Question

How long will it take, as a multiple of the time constant, \(\tau,\) for the capacitor in an RC circuit to be \(98 \%\) charged? a) \(9 \tau\) c) \(90 \tau\) e) \(0.98 \tau\) b) \(0.9 \tau\) d) \(4 \tau\)

Short answer

Answer: d) \(4 \tau\)

Step-by-step solution

Figure out the equation for the capacitor charging process in an RC circuit

The charging process of a capacitor in an RC circuit can be given by the formula: $$ Q(t) = Q_{max}(1 - e^{-\frac{t}{\tau}}) $$ where \(Q(t)\) is the charge on the capacitor at time \(t\), \(Q_{max}\) is the maximum possible charge on the capacitor, \(\tau\) is the time constant, and \(t\) is the time.

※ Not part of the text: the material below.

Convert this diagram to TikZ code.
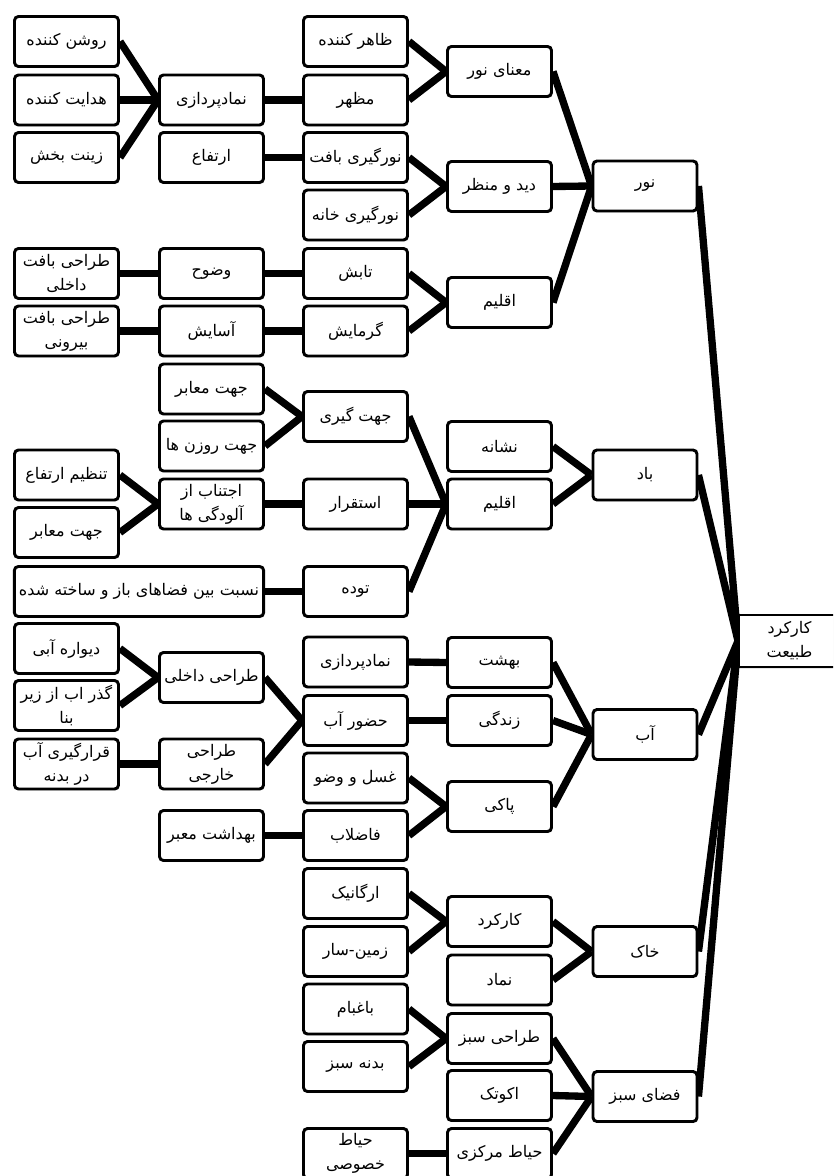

Set up the equation for 98% charge

Since we want to find the time it takes for the capacitor to be 98% charged, we will use the equation to set up the proportion: $$ Q(t) = 0.98Q_{max} $$

Solve the equation for the time t

Substitute the charging process equation for the 98% charge equation: $$ Q_{max}(1 - e^{-\frac{t}{\tau}}) = 0.98Q_{max} $$ We can now solve this equation for the time \(t\). Divide both sides by \(Q_{max}\): $$ 1 - e^{-\frac{t}{\tau}} = 0.98 $$ Rearrange the equation to get the exponential term on its own: $$ e^{-\frac{t}{\tau}} = 0.02 $$ Now, take the natural logarithm of both sides: $$ -\frac{t}{\tau} = ln(0.02) $$ Rearrange the equation to find \(t\): $$ t = -\tau ln(0.02) $$ Calculate t: $$ t \approx 3.912 \tau $$

Identify the closest answer from the given options

From the given options, we can see that the closest answer to our calculated value of \(t\) is: d) \(4 \tau\) Thus, it will take approximately \(4 \tau\) for the capacitor in an RC circuit to be 98% charged.